Figures published at the end of July showed that in the second quarter of this year, growth across the eurozone fell 1 per cent to 0.8 per cent.

Mr Crockford, however, remained sanguine about the future. He said that a key element of this was focusing attention onto the disruptive areas of certain sectors and the companies that are positively benefiting from that disruption as opposed to "the old economy businesses".

He added: “Perhaps more than the cost of capital effect, if you like, one of the areas that keeps us confident about the outlook for the particular firms that we’re looking at is that these companies are benefiting from long-term structural themes.”

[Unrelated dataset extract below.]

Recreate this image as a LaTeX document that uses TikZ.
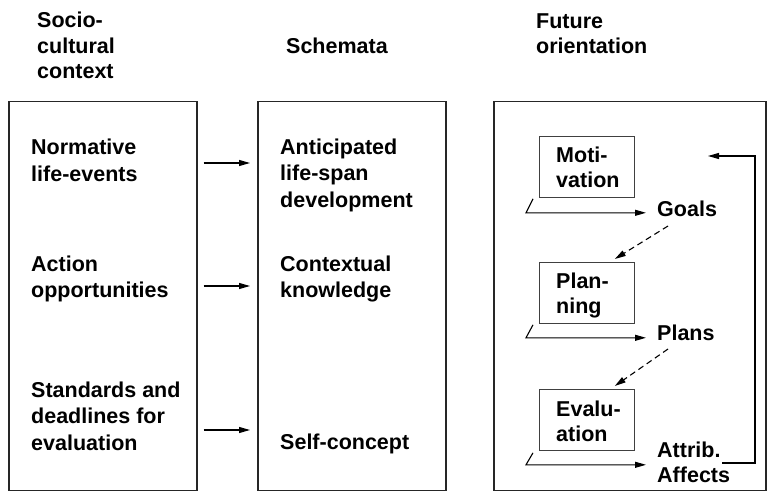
\documentclass[tikz,border=0pt]{standalone}
\usepackage{fontspec}
\setmainfont{Liberation Sans}[BoldFont={Liberation Sans Bold}]
\usetikzlibrary{arrows.meta,calc}
\begin{document}
\begin{tikzpicture}[x=1pt,y=-1pt,
  txt/.style={font=\fontsize{21.5}{26.5}\selectfont\bfseries, align=left, anchor=base west, inner sep=0pt},
  hdr/.style={txt, font=\fontsize{21.5}{25.5}\selectfont\bfseries},
  btxt/.style={txt, font=\fontsize{21.5}{25}\selectfont\bfseries},
  panel/.style={draw=black!85, line width=1.5pt, anchor=north west, inner sep=0pt},
  sbox/.style={draw=black!75, line width=0.8pt, anchor=north west, inner sep=0pt, minimum width=95pt, minimum height=61pt},
  arr/.style={-{Triangle[length=11pt,width=6pt]}, line width=1.1pt},
  darr/.style={arr, dash pattern=on 6pt off 4pt}
]
\useasboundingbox (0,0) rectangle (767,492);

% headers (anchor = baseline of last line)
\node[hdr] (h1) at (37,79) {Socio-\\cultural\\context};
\node[hdr] (h2) at (286,54) {Schemata};
\node[hdr] (h3) at (536,54) {Future\\orientation};

% panels
\node[panel, minimum width=188pt, minimum height=388.5pt] (ctx) at (8,101) {};
\node[panel, minimum width=188pt, minimum height=388.5pt] (sch) at (257,101) {};
\node[panel, minimum width=272pt, minimum height=388.5pt] (fut) at (493,101) {};

% left column
\node[txt] (norm) at (31,181) {Normative\\life-events};
\node[txt] (act) at (31,297.5) {Action\\opportunities};
\node[txt] (std) at (31,450) {Standards and\\deadlines for\\evaluation};

% middle column
\node[txt] (ant) at (280,207) {Anticipated\\life-span\\development};
\node[txt] (ctxk) at (280,297.5) {Contextual\\knowledge};
\node[txt] (self) at (280,449) {Self-concept};

% arrows between panels
\coordinate (a1s) at ($(ctx.east |- 0,163)+(6,0)$);
\coordinate (a1e) at ($(sch.west |- 0,163)+(-7,0)$);
\coordinate (a2s) at ($(ctx.east |- 0,286)+(6,0)$);
\coordinate (a2e) at ($(sch.west |- 0,286)+(-7,0)$);
\coordinate (a3s) at ($(ctx.east |- 0,430)+(6,0)$);
\coordinate (a3e) at ($(sch.west |- 0,430)+(-7,0)$);
\draw[arr] (a1s) -- (a1e);
\draw[arr] (a2s) -- (a2e);
\draw[arr] (a3s) -- (a3e);

% future orientation boxes
\node[sbox] (mot) at (539,136) {};
\node[sbox] (plan) at (539,262) {};
\node[sbox] (eval) at (539,389) {};
\node[btxt] (motT) at ($(mot.north west)+(17,51)$) {Moti-\\vation};
\node[btxt] (planT) at ($(plan.north west)+(17,51)$) {Plan-\\ning};
\node[btxt] (evalT) at ($(eval.north west)+(17,52)$) {Evalu-\\ation};

\node[txt] (goals) at (657,216) {Goals};
\node[txt] (plans) at (657,340) {Plans};
\node[btxt] (attr) at (657,482) {Attrib.\\Affects};

% tick arrows
\coordinate (t1) at ($(mot.south west)+(-6,1)$);
\coordinate (b1) at ($(mot.south west)+(-13,15)$);
\draw[arr, shorten >=11pt] (t1) -- (b1) -- (b1 -| goals.west);
\coordinate (t2) at ($(plan.south west)+(-6,1)$);
\coordinate (b2) at ($(plan.south west)+(-13,14)$);
\draw[arr, shorten >=11pt] (t2) -- (b2) -- (b2 -| plans.west);
\coordinate (t3) at ($(eval.south west)+(-6,2)$);
\coordinate (b3) at ($(eval.south west)+(-13,14)$);
\draw[arr, shorten >=11pt] (t3) -- (b3) -- (b3 -| attr.west);

% dashed arrows
\draw[darr] ($(goals.base west)+(11,10)$) -- ($(plan.north east)+(-20,-3)$);
\draw[darr] ($(plans.base west)+(11,9)$) -- ($(eval.north east)+(-20,-3)$);

% feedback
\coordinate (fb1) at ($(attr.base west)+(65,-19)$);
\coordinate (fbc) at (755,156);
\coordinate (fbe) at (708,156);
\draw[arr] (fb1) -- (fb1 -| fbc) -- (fbc) -- (fbe);
\end{tikzpicture}
\end{document}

One of these themes is biotechnology - a sector which experienced a particularly fruitful period, for investors at least, a few years ago. And despite the majority of biotech firms being located in the US, the manager said that European companies were still a major cog in the wheel of future developments.

“The European market isn’t known for its biotech names but it is very predominant in the companies that are enabling this transition, [such as] supplying the industry with the equipment to manufacture these drugs, or the equipment to discover these drugs,” he said.

Mr Crockford was also encouraged by some cyclical sectors, including one that has in fact performed poorly so far this year - the auto space - citing the electrification of vehicles as an important trend.

Other themes that play into the circular economy also present some exciting growth opportunities, notably ones that are positive from an environmental viewpoint, he said.

“There’s a big focus within Europe to make companies more sustainable and part of that requires recycling assets as opposed to extracting new materials from the ground.

"There are some great companies within European space that are exposed to this theme and we’re very excited about them over the next five years,” Mr Crockford said.